The rest of the day became a swirl. A school bus back to the high school in Mendon. The Red Cross, water bottles, pizza, reporters, the kind townspeople, checking him, seeing if he was OK.

“I couldn’t say thank you because if I said thank you I knew I was going to start crying,” Nightingale said. “I just mouthed the words, ‘Thank you.’”

Amtrak’s Southwest Chief derailed June 27 after colliding with a dump truck at a crossing near Mendon, Missouri.
Amtrak’s Southwest Chief derailed June 27 after colliding with a dump truck at a crossing near Mendon, Missouri.

Late that night, he and other Southwest Chief passengers were given a two-hour van ride to a hotel in Quincy, Illinois, so they could grab a train onward to Chicago.

At 6 the next morning, they were all standing on the platform in Quincy. The train pulled in and hit its horn. Their nerves still on end, Nightingale said, everyone from the Southwest Chief jumped.

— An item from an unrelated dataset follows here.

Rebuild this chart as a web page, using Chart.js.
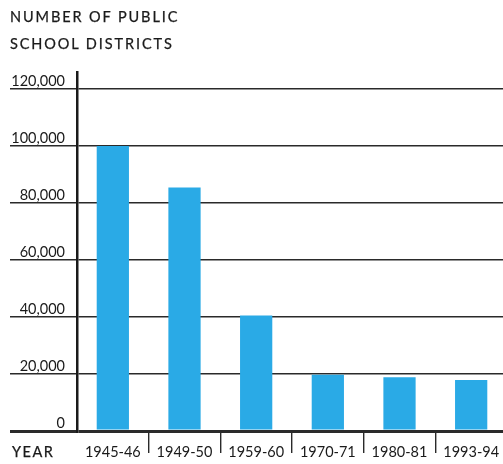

Several days later, he realized how deep a toll the accident took.

He was finally in Michigan. It was night. He was inside a guest room at his sister’s home.

“A big thunderstorm was coming off the lake in the middle of the night,” Nightingale said. “It was like lighting and — bam, bam, bam — consecutive, lightning and thunder.”

He felt trapped. Just as he did on the Southwest Chief, he grabbed his cell phone and charger.

“I ran into the door.

“Then, when I got back to Taos, I had a bizarre dream of being stuck in a room, and the room was getting smaller and smaller. I woke up and I jumped out of bed and I walked around. My heart was racing.”

Months have passed. Sleep still comes hard.

“I have anxiety,” he said. He has taken to sleeping with a light and television on, watching late-night Twilight Zone episodes on mute until he falls asleep.

Nightingale isn’t adverse to trains even now. On his return from Chicago, he again took the Southwest Chief.

Amtrak, he said, calls him at least monthly to check on how he is doing. People around town do, too, especially soon after the crash, telling him how glad they are that he is OK.

At first, Nightingale felt OK about it.

“They mean it in a caring way,” he said. But now he is glad that time is passing. Talking about the accident just brings it all back. He doesn’t want those images in his head.

“It’s just a constant reminder,” he said.

In October, he once again rode the Southwest Chief to Chicago. When he returned, people asked him how the trip was.

“I told them it was fine,” Nightingale said, “except I slept with my shoes and all my clothes on.”